In 1886 thirty thousand pilgrims died of cholera at Mecca. Nor can we wonder. Everything seems to be done to destroy their tone and their resisting power; everything seems to be arranged to spread the disease when the infection is once planted amid the host of pilgrims.

From seventy to a hundred thousand seems to be the ordinary average number of those who visit Mecca during the festival, and who are present at Mount Arafat on the 9th of Zu'l Hijjah. They come from every quarter of the compass—inland by caravan from Syria and Persia, Turkey and Afghanistan; by sea from Red Sea ports; from Africa, across the whole width of which many of the weary pilgrims have walked; and from every part of the world where the standard of Islam has been raised. With no provision for decency or comfort they camp around or crowd into lodgings in the sacred city.
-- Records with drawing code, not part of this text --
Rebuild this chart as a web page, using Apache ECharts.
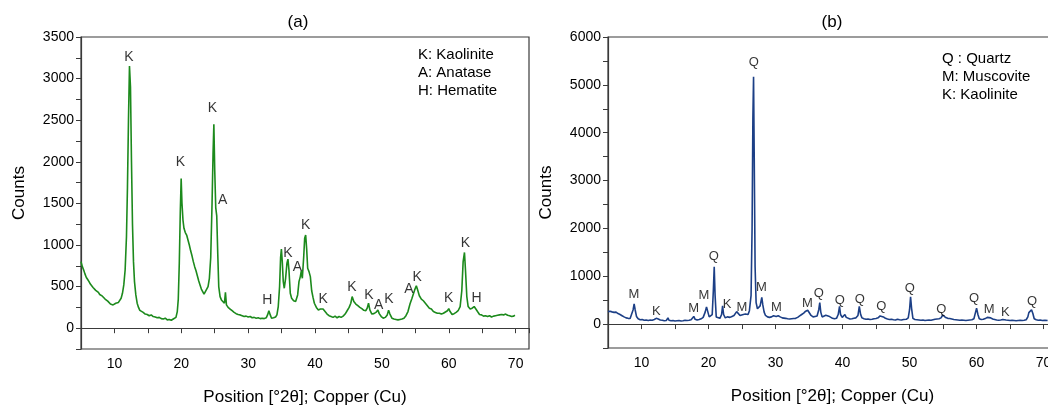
<!DOCTYPE html>
<html>
<head>
<meta charset="utf-8">
<script src="https://cdn.jsdelivr.net/npm/echarts@6/dist/echarts.min.js"></script>
<style>
  html, body { margin: 0; padding: 0; background: #fff; }
  #chart { width: 1048px; height: 407px; }
</style>
</head>
<body>
<div id="chart"></div>
<script>
// (a) pattern: [2theta, counts]
var patternA = [
  [5.0,800],[5.2,740],[5.4,700],[5.6,650],[5.8,610],[6.0,585],[6.2,560],[6.4,530],[6.6,515],[6.8,490],
  [7.0,480],[7.2,455],[7.4,440],[7.6,430],[7.8,405],[8.0,395],[8.2,385],[8.4,365],[8.6,350],[8.8,345],
  [9.0,325],[9.2,320],[9.4,290],[9.6,300],[9.8,280],[10.0,295],[10.2,300],[10.4,290],[10.6,310],[10.8,330],
  [11.0,360],[11.2,420],[11.4,520],[11.6,700],[11.8,1100],[11.95,1700],[12.1,2500],[12.25,3150],[12.4,2900],
  [12.55,2000],[12.7,1250],[12.85,800],[13.0,560],[13.2,400],[13.4,300],[13.6,250],[13.8,215],[14.0,200],
  [14.3,190],[14.6,170],[14.9,165],[15.2,150],[15.5,160],[15.8,140],[16.1,135],[16.4,125],[16.7,130],
  [17.0,115],[17.3,110],[17.6,120],[17.9,100],[18.2,105],[18.5,95],[18.8,110],[19.0,100],[19.2,130],
  [19.4,200],[19.55,350],[19.7,780],[19.85,1400],[19.98,1800],[20.1,1500],[20.25,1300],[20.4,1200],
  [20.6,1150],[20.8,1120],[21.0,1060],[21.2,1000],[21.4,930],[21.6,870],[21.8,800],[22.0,740],[22.2,690],
  [22.4,630],[22.6,570],[22.8,520],[23.0,470],[23.2,440],[23.4,410],[23.6,420],[23.8,470],[24.0,500],
  [24.2,600],[24.4,850],[24.6,1500],[24.75,2100],[24.87,2450],[25.0,1900],[25.15,1450],[25.3,1350],
  [25.45,900],[25.6,500],[25.8,380],[26.0,340],[26.2,320],[26.45,300],[26.6,430],[26.75,280],[27.0,250],
  [27.3,230],[27.6,210],[27.9,190],[28.2,175],[28.5,165],[28.8,160],[29.1,150],[29.4,140],[29.7,145],
  [30.0,135],[30.3,140],[30.6,125],[30.9,130],[31.2,120],[31.5,125],[31.8,115],[32.1,120],[32.4,115],
  [32.7,125],[32.9,160],[33.1,210],[33.3,160],[33.5,120],[33.8,125],[34.1,135],[34.3,160],[34.5,260],
  [34.7,500],[34.85,850],[34.97,950],[35.1,800],[35.25,560],[35.4,480],[35.6,600],[35.8,780],[35.95,830],
  [36.1,700],[36.3,420],[36.5,360],[36.8,330],[37.1,320],[37.4,400],[37.6,560],[37.8,620],[37.95,690],
  [38.1,600],[38.3,850],[38.45,1080],[38.6,1120],[38.75,950],[38.9,720],[39.1,680],[39.3,620],[39.5,450],
  [39.7,370],[39.9,300],[40.2,250],[40.5,220],[40.8,230],[41.0,250],[41.2,230],[41.5,200],[41.8,170],
  [42.1,150],[42.4,140],[42.7,130],[43.0,145],[43.3,125],[43.6,140],[43.9,130],[44.2,145],[44.5,170],
  [44.8,210],[45.1,250],[45.35,300],[45.55,380],[45.8,320],[46.1,290],[46.4,270],[46.7,250],[47.0,235],
  [47.3,215],[47.6,210],[47.8,240],[48.0,300],[48.2,220],[48.5,170],[48.8,175],[49.1,190],[49.4,220],
  [49.6,175],[49.9,140],[50.2,120],[50.5,130],[50.8,160],[51.0,215],[51.2,170],[51.5,120],[51.8,110],
  [52.1,105],[52.4,100],[52.7,105],[53.0,110],[53.3,120],[53.6,150],[53.9,200],[54.2,290],[54.5,360],
  [54.7,380],[54.95,470],[55.15,510],[55.35,460],[55.6,390],[55.9,350],[56.2,330],[56.5,300],[56.8,270],
  [57.1,240],[57.4,230],[57.7,200],[58.0,190],[58.3,180],[58.6,180],[58.9,170],[59.2,180],[59.5,195],
  [59.8,210],[60.0,235],[60.2,200],[60.5,165],[60.8,175],[61.1,190],[61.4,210],[61.7,260],[61.95,450],
  [62.15,800],[62.35,910],[62.5,700],[62.7,380],[62.9,260],[63.2,230],[63.5,240],[63.8,260],[64.0,250],
  [64.3,200],[64.6,165],[64.9,160],[65.2,145],[65.5,150],[65.8,140],[66.1,150],[66.4,135],[66.7,145],
  [67.0,150],[67.3,155],[67.6,160],[67.9,165],[68.2,160],[68.5,170],[68.8,155],[69.1,150],[69.4,140],
  [69.7,145],[69.9,155]
];

// (b) pattern
var patternB = [
  [5.0,260],[5.3,270],[5.6,255],[5.9,245],[6.2,250],[6.5,220],[6.8,200],[7.1,175],[7.4,150],[7.7,130],
  [8.0,120],[8.3,115],[8.55,150],[8.75,300],[8.9,420],[9.05,300],[9.25,160],[9.5,110],[9.8,90],[10.1,95],
  [10.4,80],[10.7,85],[11.0,75],[11.3,85],[11.6,80],[11.9,95],[12.2,120],[12.5,105],[12.8,85],[13.1,80],
  [13.4,70],[13.7,75],[13.95,130],[14.1,80],[14.4,70],[14.7,75],[15.0,65],[15.3,70],[15.6,75],[15.9,65],
  [16.2,70],[16.5,80],[16.8,75],[17.1,80],[17.4,90],[17.6,110],[17.8,160],[18.0,100],[18.3,85],[18.6,95],
  [18.9,110],[19.2,140],[19.5,250],[19.7,360],[19.9,330],[20.1,150],[20.3,110],[20.55,200],[20.72,700],
  [20.85,1200],[20.98,600],[21.15,150],[21.4,110],[21.7,120],[21.95,200],[22.1,380],[22.25,200],[22.5,130],
  [22.8,150],[23.0,185],[23.2,140],[23.5,160],[23.8,180],[24.0,200],[24.2,260],[24.4,220],[24.7,180],
  [24.9,160],[25.2,200],[25.5,210],[25.7,190],[25.9,200],[26.1,280],[26.35,600],[26.5,2000],[26.62,4300],
  [26.72,5170],[26.82,3500],[26.95,1200],[27.1,450],[27.3,320],[27.5,340],[27.7,380],[27.95,560],[28.1,400],
  [28.3,250],[28.5,180],[28.8,150],[29.1,140],[29.4,150],[29.7,175],[29.9,180],[30.1,160],[30.4,175],
  [30.7,150],[31.0,130],[31.2,150],[31.5,120],[31.8,110],[32.1,105],[32.4,110],[32.7,115],[33.0,120],
  [33.3,140],[33.6,170],[33.9,200],[34.2,230],[34.5,270],[34.8,290],[35.0,270],[35.3,180],[35.6,150],
  [35.9,160],[36.2,170],[36.45,300],[36.6,450],[36.75,250],[36.95,150],[37.2,165],[37.5,185],[37.7,200],
  [37.95,165],[38.2,140],[38.5,120],[38.8,110],[39.1,120],[39.35,200],[39.55,370],[39.7,200],[39.95,140],
  [40.2,160],[40.35,200],[40.55,140],[40.8,110],[41.1,105],[41.4,110],[41.7,120],[42.0,130],[42.3,180],
  [42.5,370],[42.7,200],[42.9,130],[43.2,110],[43.5,100],[43.8,105],[44.1,95],[44.4,100],[44.7,110],
  [45.0,115],[45.3,130],[45.6,170],[45.85,210],[46.1,150],[46.4,120],[46.7,105],[47.0,95],[47.3,100],
  [47.6,90],[47.9,85],[48.2,100],[48.5,90],[48.8,85],[49.1,95],[49.5,100],[49.8,130],[50.0,300],
  [50.15,570],[50.3,330],[50.5,120],[50.8,95],[51.1,90],[51.4,85],[51.7,80],[52.0,85],[52.3,75],[52.6,80],
  [52.9,85],[53.2,80],[53.5,90],[53.8,100],[54.1,105],[54.4,110],[54.7,130],[54.95,190],[55.1,160],
  [55.4,135],[55.7,120],[56.0,115],[56.3,105],[56.6,95],[56.9,90],[57.2,85],[57.5,80],[57.8,85],[58.1,80],
  [58.4,75],[58.7,80],[59.0,85],[59.3,90],[59.6,110],[59.85,250],[60.0,330],[60.2,200],[60.4,110],
  [60.7,95],[61.0,100],[61.3,115],[61.6,140],[61.85,160],[62.1,130],[62.4,105],[62.7,95],[63.0,85],
  [63.3,80],[63.6,85],[63.9,95],[64.15,120],[64.4,85],[64.7,80],[65.0,75],[65.3,80],[65.6,75],[65.9,70],
  [66.2,75],[66.5,80],[66.8,75],[67.1,80],[67.4,90],[67.65,150],[67.8,240],[67.95,200],[68.2,300],
  [68.4,220],[68.6,110],[68.9,90],[69.2,80],[69.5,85],[69.8,75],[70.2,80],[70.6,75]
];

// peak letters: [2theta, counts, letter]
var peaksA = [
  [12.17,3257,'K'],[19.88,1995,'K'],[24.67,2644,'K'],[26.17,1538,'A'],[32.86,337,'H'],
  [35.95,898,'K'],[37.35,737,'A'],[38.6,1238,'K'],[41.2,345,'K'],[45.5,489,'K'],
  [48.07,397,'K'],[49.5,276,'A'],[51.06,345,'K'],[54.06,465,'A'],[55.26,617,'K'],
  [60.0,364,'K'],[62.5,1018,'K'],[64.15,364,'H']
];
var peaksB = [
  [26.75,5470,'Q'],[8.88,620,'M'],[12.2,258,'K'],[17.8,327,'M'],[19.33,593,'M'],
  [20.77,1408,'Q'],[22.76,418,'K'],[25.0,348,'M'],[27.88,767,'M'],[30.12,341,'M'],
  [34.75,432,'M'],[36.45,641,'Q'],[39.58,502,'Q'],[42.56,523,'Q'],[45.8,362,'Q'],
  [50.03,746,'Q'],[54.75,314,'Q'],[59.63,537,'Q'],[61.87,307,'M'],[64.3,237,'K'],
  [68.28,467,'Q']
];

var keyA = ['K: Kaolinite', 'A: Anatase', 'H: Hematite'];
var keyB = ['Q : Quartz', 'M: Muscovite', 'K: Kaolinite'];

var FONT = '"Liberation Sans", Arial, sans-serif';
var AXIS = '#3a3a3a';

function xAxisOf(gi) {
    return {
        type: 'value', gridIndex: gi, min: 5, max: 72, interval: 5,
        name: 'Position [°2θ]; Copper (Cu)', nameLocation: 'middle', nameGap: 40,
        nameTextStyle: { fontFamily: FONT, fontSize: 17, color: '#000' },
        axisLine: { show: true, lineStyle: { color: AXIS, width: 1.2 } },
        axisTick: { show: true, length: 5, lineStyle: { color: AXIS } },
        axisLabel: {
            fontFamily: FONT, fontSize: 14, color: '#000', margin: 8,
            formatter: function (v) { return v % 10 === 0 ? v : ''; }
        },
        splitLine: { show: false }
    };
}

function yAxisOf(gi, min, max, step, labelStep) {
    return {
        type: 'value', gridIndex: gi, min: min, max: max, interval: step,
        name: 'Counts', nameLocation: 'middle', nameGap: 53,
        nameTextStyle: { fontFamily: FONT, fontSize: 17, color: '#000' },
        axisLine: { show: true, lineStyle: { color: AXIS, width: 1.2 } },
        axisTick: { show: true, length: 5, lineStyle: { color: AXIS } },
        axisLabel: {
            fontFamily: FONT, fontSize: 14, color: '#000', margin: 7,
            formatter: function (v) { return v % labelStep === 0 ? v : ''; }
        },
        splitLine: { show: false }
    };
}

function letters(list, gi, size) {
    return {
        type: 'scatter', xAxisIndex: gi, yAxisIndex: gi, silent: true,
        symbolSize: 1, itemStyle: { color: 'rgba(0,0,0,0)' },
        label: {
            show: true, position: 'inside', fontFamily: FONT, fontSize: size, color: '#000',
            formatter: function (p) { return p.name; }
        },
        data: list.map(function (d) { return { name: d[2], value: [d[0], d[1]] }; }),
        z: 5
    };
}

function keyText(lines, x, y) {
    return lines.map(function (t, i) {
        return {
            type: 'text', left: x, top: y + i * 18,
            style: { text: t, fontFamily: FONT, fontSize: 15, fill: '#000' }
        };
    });
}

var chart = echarts.init(document.getElementById('chart'));
chart.setOption({
    animation: false,
    backgroundColor: '#fff',
    title: [
        { text: '(a)', left: 293, top: 9, textAlign: 'center',
          textStyle: { fontFamily: FONT, fontSize: 17, fontWeight: 'normal', color: '#000' } },
        { text: '(b)', left: 827, top: 9, textAlign: 'center',
          textStyle: { fontFamily: FONT, fontSize: 17, fontWeight: 'normal', color: '#000' } }
    ],
    grid: [
        { left: 81, top: 37, width: 448, height: 312, show: true, borderColor: AXIS, borderWidth: 1.2,
          outerBoundsMode: 'none' },
        { left: 608, top: 37, width: 449, height: 311, show: true, borderColor: AXIS, borderWidth: 1.2,
          outerBoundsMode: 'none' }
    ],
    xAxis: [xAxisOf(0), xAxisOf(1)],
    yAxis: [yAxisOf(0, -250, 3500, 250, 500), yAxisOf(1, -500, 6000, 500, 1000)],
    series: [
        { type: 'line', xAxisIndex: 0, yAxisIndex: 0, data: patternA, showSymbol: false,
          lineStyle: { color: '#1c8a1c', width: 1.6 } },
        { type: 'line', xAxisIndex: 1, yAxisIndex: 1, data: patternB, showSymbol: false,
          lineStyle: { color: '#1c3f86', width: 1.6 } },
        letters(peaksA, 0, 14),
        letters(peaksB, 1, 13)
    ],
    graphic: keyText(keyA, 418, 47).concat(keyText(keyB, 942, 51))
});
</script>
</body>
</html>
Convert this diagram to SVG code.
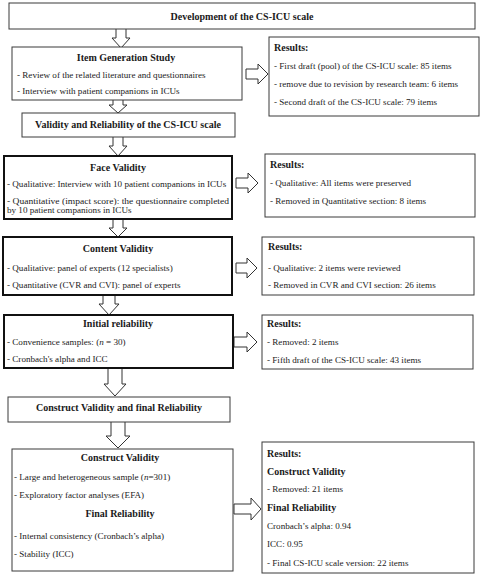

They make excursions, clamber up the mountains, spend hours in the blazing sun, are sickened with rotting smells arising from the thousands of animals which are sacrificed; crush and stifle in the Ka'ba; and, finally, as if they had not already run sufficient risk of catching every possible complaint, they drink the water of Zem Zem. This is the well from which Hagar is said to have drawn water for her son Ishmael, and the drinking of the water is a most holy rite. The supply, however, is not as great as could be desired for so large a crowd of pilgrims, and the manner of dealing with it at the well goes far to explain the intensity of the poison and the fearful mortality which attends any outbreak of cholera among the Meccan pilgrims. At a given period the pilgrims stand naked in turn at the place appointed; a bucket of water is poured over each man; he drinks what he can of it, and the rest falls back into the holy well. The water from this well has been analyzed by Dr. Frankland, F. R. S., of the Royal College of Science, London, who describes it as fearfully polluted with abominable contaminations. Imagine, then, one single member of this enormous crowd to be suffering from the early stage of cholera; to be struggling, as struggle he would with his last strength, to get through the holy rite, and to be allowing the choleraic discharges with which his body would be soiled to be washed back into this foul well.